Memory channel exhausted problem.......
hello people, got a problem i need resolving as ive exhausted several google reads and even emailed my supplier (Scan, bolton), with conflicting advice throughout...:wallbash:
I recently purchased a new system and mistakenly bought memory for a triple channel board. Mine is the Dual channel board Gigabyte GA-Z77X-D3H with Corsair XMS3 6104 MB (DDR3-1333 DDR3 SDRAM) which is 3x2gb sticks.
My query is....Scan have told me its running in Single channel and i have to "buy" dual pack or quad pack for the best performance but CPU-Z is telling me there is 6gb there and its running in dual channel (obviously only 2 sticks).
So........what do i do, and which one is right? Do i leave it as dual+1 channel memory (if its running like that) or do i sell them and buy a dual channel pack, or do i buy one more similar stick (if i can get one) and they all run in dual channel (as my old pc did interleaved 4x1gb sticks) how much performance am i missing? As it is a gaming rig really
It is a situation that is still one that is being argued among several forums!
Hope you can shed some light....cause my eyes hurt :confused:
Thanks.
Re: Memory channel exhausted problem.......
buy a single stick the same as the other 3. never had an issue adding ram this way, you pay more for "matching pairs" but i would like to see how many get thrown in the single only bin, none for a guess!
Re: Memory channel exhausted problem.......
cant the Corsair XMS3 CMX6GX3M3A1600C9 only comes as dual, triple or quad sets...sneaky if you only want one more....
Re: Memory channel exhausted problem.......
if it's the 1600 then yes your stuck at that, you could get a 1333 stick, they would all run at the lower speed. not that you would notice a performance drop in real world terms.
Re: Memory channel exhausted problem.......
yes they are the 1600's (even though you have to make the "turbo" option in bios to get them to 1600), otherwise they are factory set at 1300, and no warning you must do that for any person who's not wise to this!.
Ok ill leave them seeing as you say the performance wont be noticeable...thanks!
Re: Memory channel exhausted problem.......
Not having symmetrical memory configurations used to be such a no-no that it still makes me feel uneasy and many still think it matters. Whilst there may be workloads when it does matter, for most people it doesn't any more.
The memory isn't driven as a pair in one wide 128 bit interface, modern systems drive the two 64 bit channels independantly. This is called "unganged" mode.
http://en.wikipedia.org/wiki/Multi-c...ersus_unganged
Integrated graphics on something like an AMD Trinity CPU may benefit from balanced channels still as the graphics kind of acts like a very memory hungry core, no idea I haven't seen any tests on that.
Re: Memory channel exhausted problem.......
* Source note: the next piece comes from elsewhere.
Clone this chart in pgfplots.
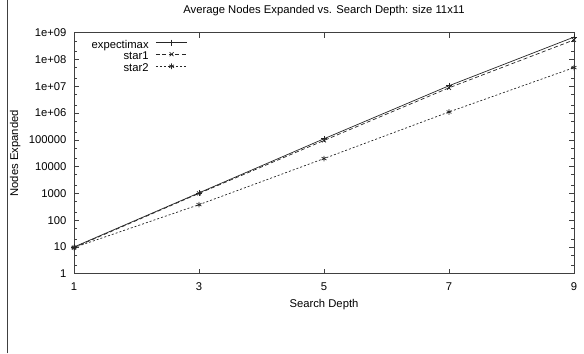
\documentclass[border=0pt]{standalone}
\usepackage{pgfplots}
\pgfplotsset{compat=1.18}
\usepackage{fontspec}
\setmainfont{Liberation Sans}
\begin{document}
\begin{tikzpicture}[x=1bp,y=1bp]
\path (0,0) rectangle (584,353);
\draw[black!75, line width=0.9bp] (7.3,0) -- (7.3,353);
\begin{axis}[
  at={(74bp,79.7bp)}, anchor=south west,
  scale only axis, width=500bp, height=241bp,
  ymode=log, xmin=1, xmax=9, ymin=1, ymax=1e9,
  xtick={1,3,5,7,9}, xticklabels={1,3,5,7,9},
  ytick={1,10,100,1000,10000,100000,1e6,1e7,1e8,1e9},
  yticklabels={1,10,100,1000,10000,100000,1e+06,1e+07,1e+08,1e+09},
  minor ytick={2,5,20,50,200,500,2000,5000,2e4,5e4,2e5,5e5,2e6,5e6,2e7,5e7,2e8,5e8},
  tick align=inside,
  major tick length=5bp, minor tick length=3bp,
  axis line style={black!75, line width=0.7bp},
  every tick/.style={black!75, line width=0.6bp},
  tick label style={font=\fontsize{11.3}{13}\selectfont, inner sep=0pt},
  /pgf/number format/assume math mode=true,
  xticklabel style={anchor=base, yshift=-17bp},
  yticklabel style={anchor=east, xshift=-7.3bp},
  title={Average Nodes Expanded vs. Search Depth: size 11x11},
  title style={font=\fontsize{11.3}{13}\selectfont, at={(0.5,1)}, anchor=base, yshift=13.5bp, inner sep=0pt},
  xlabel={Search Depth},
  xlabel style={font=\fontsize{11.3}{13}\selectfont, at={(0.5,0)}, anchor=base, yshift=-34bp, inner sep=0pt},
  ylabel={Nodes Expanded},
  ylabel style={font=\fontsize{11.3}{13}\selectfont, at={(0,0.5)}, anchor=base, yshift=56bp, inner sep=0pt},
  legend style={at={(rel axis cs:0.035,0.972)}, anchor=north west, draw=none, fill=none,
    font=\fontsize{11.3}{13}\selectfont, row sep=1bp, column sep=7bp, inner sep=0pt,
    nodes={inner sep=0pt, text height=8bp, text depth=2.5bp}},
  legend cell align=right,
  legend plot pos=right,
  legend image code/.code={\draw[mark repeat=2,mark phase=2] plot coordinates {(0bp,3bp) (15.6bp,3bp) (31.3bp,3bp)};},
]
\addplot[black!85, line width=0.7bp, mark=+, mark size=3bp, mark options={solid}]
  coordinates {(1,10) (3,1050) (5,110000) (7,1.05e7) (9,6.9e8)};
\addlegendentry{expectimax}
\addplot[black!85, line width=0.7bp, dash pattern=on 4bp off 2.5bp, mark=x, mark size=2.8bp, mark options={solid}]
  coordinates {(1,9.5) (3,1000) (5,95000) (7,8.8e6) (9,5.4e8)};
\addlegendentry{star1}
\addplot[black!85, line width=0.7bp, dash pattern=on 2bp off 2bp, mark=asterisk, mark size=2.8bp, mark options={solid}]
  coordinates {(1,9.5) (3,380) (5,20000) (7,1.1e6) (9,5e7)};
\addlegendentry{star2}
\end{axis}
\end{tikzpicture}
\end{document}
Three DIMMs of 2GiB in size on the LGA-1155 platform (and 1156, 1366, 2011, as well as later 775 platforms) means you are in dual channel channel mode for the first four GiB of physical memory addresses and single channel for the remaining 2GiB.
There is nothing wrong with this, and given modern memory requirements, it's probably a lot better to have 3x2 than 2x2, even in a dual channel board.
The SCAN representative is mostly wrong.
Quote:
Originally Posted by
DanceswithUnix
Not having symmetrical memory configurations used to be such a no-no that it still makes me feel uneasy and many still think it matters.
Outside of significant memory overclocking, it hasn't been a problem on most Intel platforms in ~8 years.
Many AMD platforms work the same way. Even back in the Socket A NForce 2 days, I ran 3x512MiB dual-channel without issue, heavily OCed.